James Binkhorst is a wildlife biologist and Victorian wildlife team leader based in Avisure’s southern office.
He has an enduring interest in wildlife, in fact ever since he was a small boy, so it was natural, as a teenage learner driver, that his ‘mum suggested zoo trips to get my driving hours up’. They combined driving lessons with trips to wildlife parks and zoos across Queensland and New South Wales. One of the most memorable he says, was ‘driving from Brisbane to the Western Plains Zoo at Dubbo’, a 1700km round trip.
While undertaking his undergraduate degree in applied science at the University of Queensland’s Gatton Campus, James continued his wildlife engagement by volunteering at the Lone Pine Koala Sanctuary in Brisbane and the Australia Zoo, north of the city.
He started with Avisure while holidaying in Canada, joining the team at Vancouver International Airport in airside dispersal and touring the coastline by boat monitoring wildlife. For an Australian wildlife biologist, it was a unique experience to observe North American species, ‘seeing the coyotes on the airport, and thousands of migrating snow geese’.
With Avisure he has had the opportunity to conduct wildlife surveys at 27 civil and defence airports; as well as hundreds of locations surrounding them across Australia, New Zealand and Canada, including some of the most remote locations in Australia. ‘When I began as an aviation wildlife biologist, I never expected to see the huge variety of wildlife I’ve seen on airports. Over the years I’ve observed, rescued and relocated some incredible species, even ones I had never expected to see such as my favourite: the feather-tailed glider. That was in East Sale.
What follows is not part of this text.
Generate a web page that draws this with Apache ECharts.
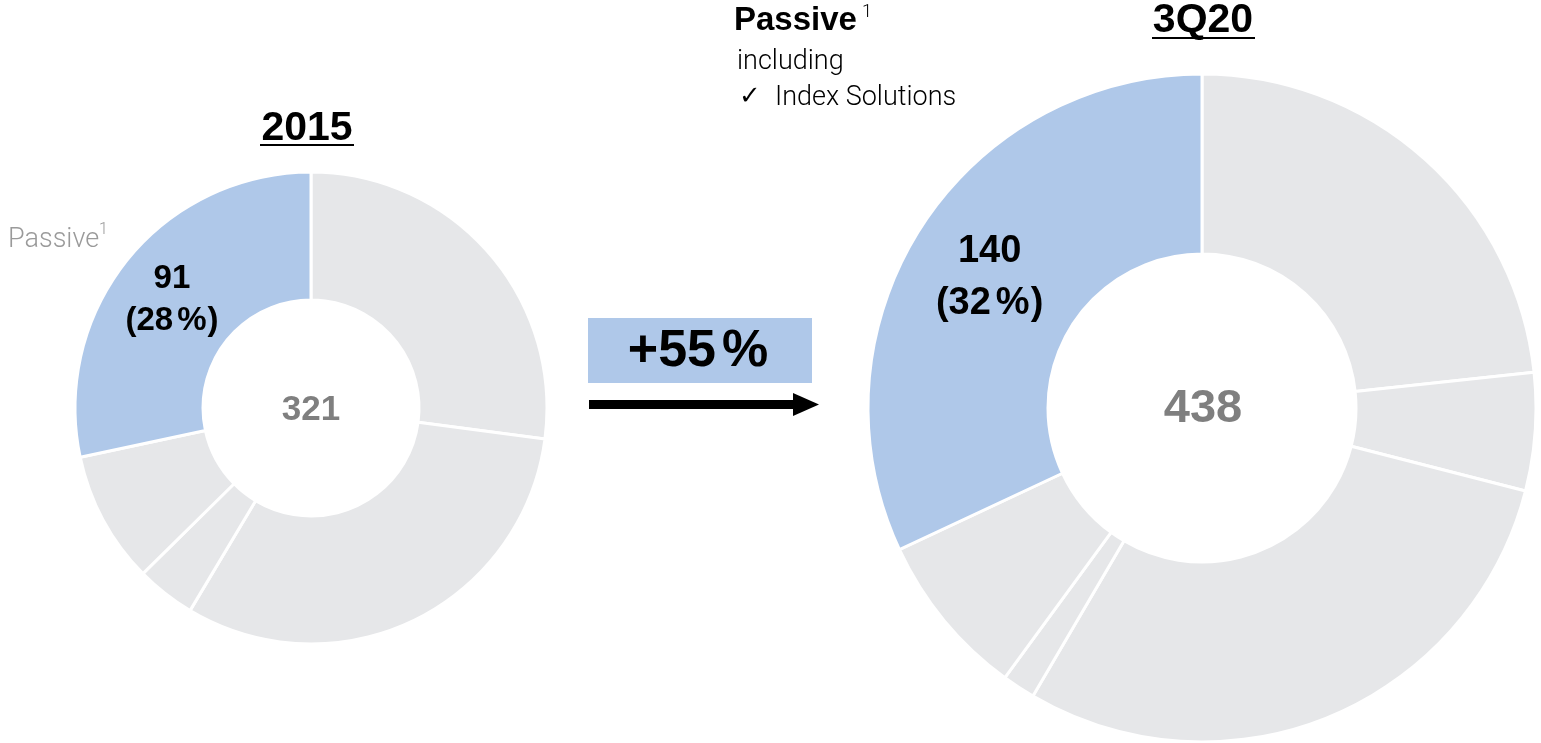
<!DOCTYPE html>
<html>
<head>
<meta charset="utf-8">
<script src="https://cdn.jsdelivr.net/npm/echarts@6/dist/echarts.min.js"></script>
<style>
  html, body { margin: 0; padding: 0; background: #fff; }
  #main { width: 1541px; height: 743px; }
</style>
</head>
<body>
<div id="main"></div>
<script>
// ---- Data ----
const categories2015 = ['Segment A', 'Segment B', 'Segment C', 'Segment D', 'Passive'];
const values2015 = [87, 101, 13, 29, 91];
const categories3Q20 = ['Segment A', 'Segment B', 'Segment C', 'Segment D', 'Segment E', 'Passive'];
const values3Q20 = [102, 25, 129, 7, 35, 140];
const titles = ['2015', '3Q20'];
const totals = ['321', '438'];
const growthNumber = '+55';

const BLUE = '#AFC8E9';
const GREY = '#E6E7E9';
const BOLD = '"Liberation Sans", Arial, sans-serif';
const LIGHT = 'Roboto, "Liberation Sans", sans-serif';

function buildData(cats, vals) {
  return cats.map((c, i) => {
    const isPassive = c === 'Passive';
    return {
      name: c,
      value: vals[i],
      itemStyle: { color: isPassive ? BLUE : GREY },
      label: { show: isPassive }
    };
  });
}

function makeLabel(size, lh, gap, offset) {
  const base = { fontFamily: BOLD, fontWeight: 'bold', fontSize: size, color: '#000', lineHeight: lh };
  return {
    position: 'inside',
    offset: offset,
    formatter: p => '{v|' + p.value + '}\n{v|(' + Math.round(p.percent) + '}{p|%}{v|)}',
    rich: {
      v: base,
      p: Object.assign({}, base, { padding: [0, 1, 0, gap] })
    }
  };
}

const chart = echarts.init(document.getElementById('main'));

chart.setOption({
  animation: false,
  series: [
    {
      type: 'pie',
      center: [311, 408],
      radius: [108, 236],
      startAngle: 90,
      clockwise: true,
      silent: true,
      itemStyle: { borderColor: '#fff', borderWidth: 3 },
      label: makeLabel(33, 42, 4, [-3, 2]),
      labelLine: { show: false },
      data: buildData(categories2015, values2015)
    },
    {
      type: 'pie',
      center: [1202, 408],
      radius: [154, 334],
      startAngle: 90,
      clockwise: true,
      silent: true,
      itemStyle: { borderColor: '#fff', borderWidth: 3 },
      label: makeLabel(38, 52, 5, [-4, 2]),
      labelLine: { show: false },
      data: buildData(categories3Q20, values3Q20)
    }
  ],
  graphic: [
    // Titles
    { type: 'text', x: 307, y: 129, style: { text: titles[0], font: 'bold 41px ' + BOLD, fill: '#000', align: 'center', verticalAlign: 'middle' } },
    { type: 'line', shape: { x1: 260, y1: 145, x2: 354, y2: 145 }, style: { stroke: '#000', lineWidth: 2 } },
    { type: 'text', x: 1203, y: 21, style: { text: titles[1], font: 'bold 41px ' + BOLD, fill: '#000', align: 'center', verticalAlign: 'middle' } },
    { type: 'line', shape: { x1: 1152, y1: 38, x2: 1255, y2: 38 }, style: { stroke: '#000', lineWidth: 2 } },
    // Totals
    { type: 'text', x: 311, y: 410, style: { text: totals[0], font: 'bold 35px ' + BOLD, fill: '#7f7f7f', align: 'center', verticalAlign: 'middle' } },
    { type: 'text', x: 1203, y: 409, style: { text: totals[1], font: 'bold 47px ' + BOLD, fill: '#7f7f7f', align: 'center', verticalAlign: 'middle' } },
    // Left passive label
    { type: 'text', x: 8, y: 240, style: { text: 'Passive', font: '300 27px ' + LIGHT, fill: '#9a9a9a', align: 'left', verticalAlign: 'middle' } },
    { type: 'text', x: 99, y: 230, style: { text: '1', font: '300 16px ' + LIGHT, fill: '#9a9a9a', align: 'left', verticalAlign: 'middle' } },
    // Top passive legend
    { type: 'text', x: 734, y: 21, style: { text: 'Passive', font: 'bold 33px ' + BOLD, fill: '#000', align: 'left', verticalAlign: 'middle' } },
    { type: 'text', x: 862, y: 12, style: { text: '1', font: '300 18px ' + LIGHT, fill: '#000', align: 'left', verticalAlign: 'middle' } },
    { type: 'text', x: 737, y: 62, style: { text: 'including', font: '300 27px ' + LIGHT, fill: '#000', align: 'left', verticalAlign: 'middle' } },
    { type: 'text', x: 739, y: 97, style: { text: '\u2713', font: '26px "DejaVu Sans", sans-serif', fill: '#000', align: 'left', verticalAlign: 'middle' } },
    { type: 'text', x: 775, y: 98, style: { text: 'Index Solutions', font: '300 27px ' + LIGHT, fill: '#000', align: 'left', verticalAlign: 'middle' } },
    // Growth box
    { type: 'rect', shape: { x: 588, y: 318, width: 224, height: 65 }, style: { fill: BLUE } },
    {
      type: 'text', x: 698, y: 352,
      style: {
        text: '{n|' + growthNumber + '}{p|%}',
        align: 'center', verticalAlign: 'middle',
        rich: {
          n: { font: 'bold 52px ' + BOLD, fill: '#000' },
          p: { font: 'bold 52px ' + BOLD, fill: '#000', padding: [0, 0, 0, 6] }
        }
      }
    },
    // Arrow
    { type: 'rect', shape: { x: 589, y: 400, width: 206, height: 9 }, style: { fill: '#000' } },
    { type: 'polygon', shape: { points: [[793, 393], [819, 404.5], [793, 416]] }, style: { fill: '#000' } }
  ]
});
</script>
</body>
</html>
I spotted it on the ground while driving along the taxiway – although they’re a nocturnal species, there had been strong winds the night before, so it must have been blown off course.’
James says he has had some amazing experiences so far as part of the Avisure team, but two stand out: a trip to the Northern Territory surveying a flying-fox colony near Katherine and helping at the RAAF Edinburgh Air Show. ‘The NT flying fox colony couldn’t be accessed by road, so I was lucky to go up in an AW 139 helicopter to survey, and what made it particularly special, it was on my birthday’, he says. ‘The Edinburgh Air Show was also an incredible experience. We were stationed adjacent to the flight path monitoring and reporting hazardous wildlife to air traffic control. It was hard to stay focused on monitoring the airspace for wildlife with aircraft completing high speed manoeuvres and acrobatics overhead!’
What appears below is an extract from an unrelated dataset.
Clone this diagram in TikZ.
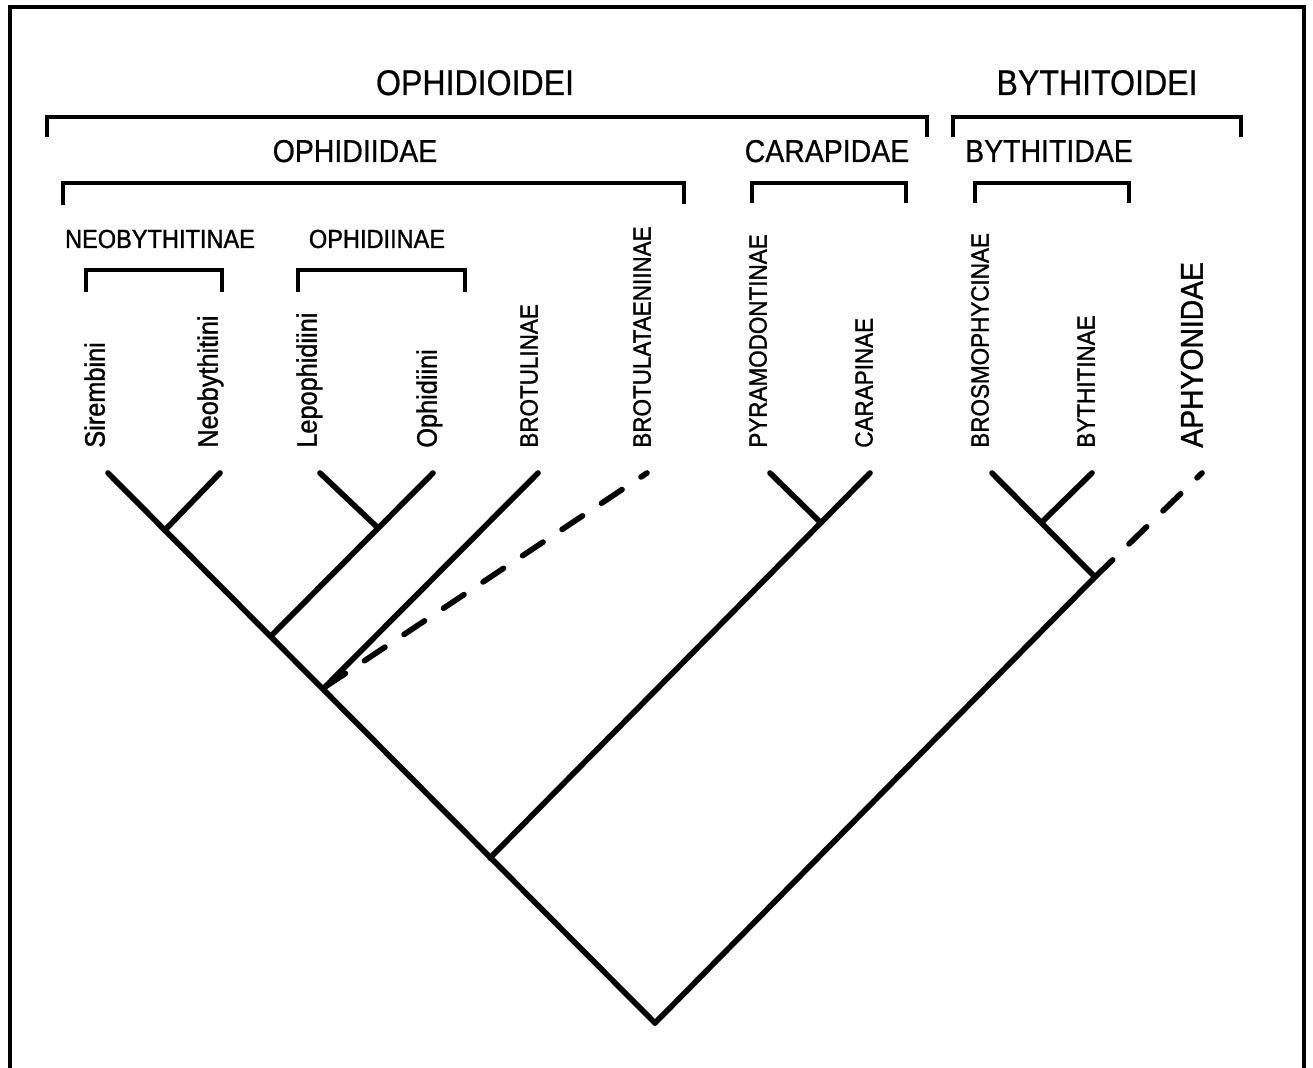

What does he like most about his role? ‘I love the opportunity to see remote locations that the general public will never get to see.’ He has also become an aviation aficionado. ‘I like the aircraft, learning about the various types and the manoeuvres they can perform.’ The wildlife component is always surprising you, too, he says, with ‘unexpected visitors, like echidnas on Melbourne Airport, or (the New Zealand equivalent) hedgehogs strolling along at Te Anau Airport.
When he’s not working, James can be found out and about on weekends (armed with his trusty pair of binoculars), rock climbing or snowboarding.